Mind the Gap's Of Mice and Men

Rob Ewens in Mind the Gap’s Of Mice and Men. Photograph: Tim Smith 2011

There are 32.7m people of working age in England of which 6.9m are registered disabled, and of which 1.4 million are registered learning disabled.

This is 1 in 5 people. So real life is not shown. Why?

Why is the big word in the last sentence and there is not one simple answer to that.

Sarah Gordy said it perfectly in the Huffington Post:

“It’s important for people with a learning disability to be seen on TV, simply because we exist, we are everywhere. We are not mythical beings and we can play characters that people can relate to and are interested in.”

I totally agree with what Sarah says. We are here and we can play characters that an audience wants to see.

If you are a learning disabled or disabled actor: go for every role there possibly is out there, non-disabled or disabled, TV or theatre. If you want to do this, but your agent is not putting you forward for it then talk to them. If you can get your foot or chair in the door just one inch then, that is one inch more than where you were yesterday.

My other question is why is there still a preconceived notion of what a learning disabled actor is capable of?

There is a preconception of what we can do, and that we can’t read scripts. For some actors this is true, but that should not be a barrier. If access requirements are met for learning disabled actors, you will get the best outcomes. Coronation Street, to their credit, seem to be doing well at this point by not making Liam’s impairment be the sole subject of his storylines. He is just being a character, and in doing so it is opening people’s eyes, which is what soaps and television programmes should do in changing people’s preconceptions on disability.

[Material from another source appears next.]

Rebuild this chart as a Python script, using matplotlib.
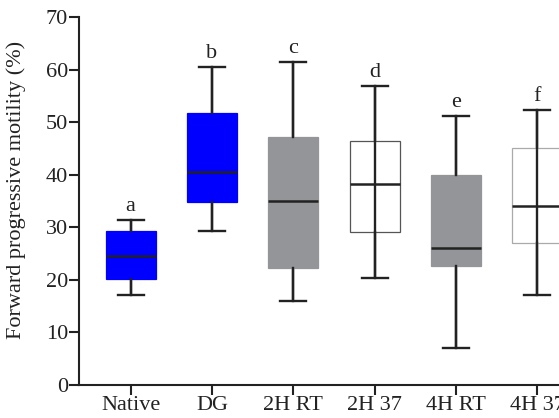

Casting directors and producers would do well to talk to others who have cast learning disabled actors and perhaps that would provide a wake-up call as to the realities and practicalities.

Some disabled actors cannot learn lines, but if you want that actor, find out the best way for him or her to learn and you will get the right results. Some casting agents are worried about putting learning disabled actors up for non-disabled roles because they might not get the role and fear the actor will not be able to cope with the rejection.

My answer to that is: don’t be. We are actors, we can easily say we don’t want to go for that role, and we have dealt with a whole lot of things in our life, one knockback won’t discourage us.

The BBC, ITV and Channel 4 have all stated their intention of casting more disabled actors on TV and backstage, which is a good start.

But please, show a variety of learning disabled people, and not just on reality TV. Learning disabled people are popular choices for reality TV shows. The editing often creates a misconception of a learning disabled person because of what is believed to make good TV, instead of a realistic side of that person, which is why it is called reality TV after all.

I truly believe the industry is losing out on some great talent because of the way people look or don’t look, or because of preconceptions around learning disability. The arts and television has a chance to change and for this to be the generation that changes people’s notions about learning disability, like the London 2012 ceremonies and disability arts activity did for physical impairment.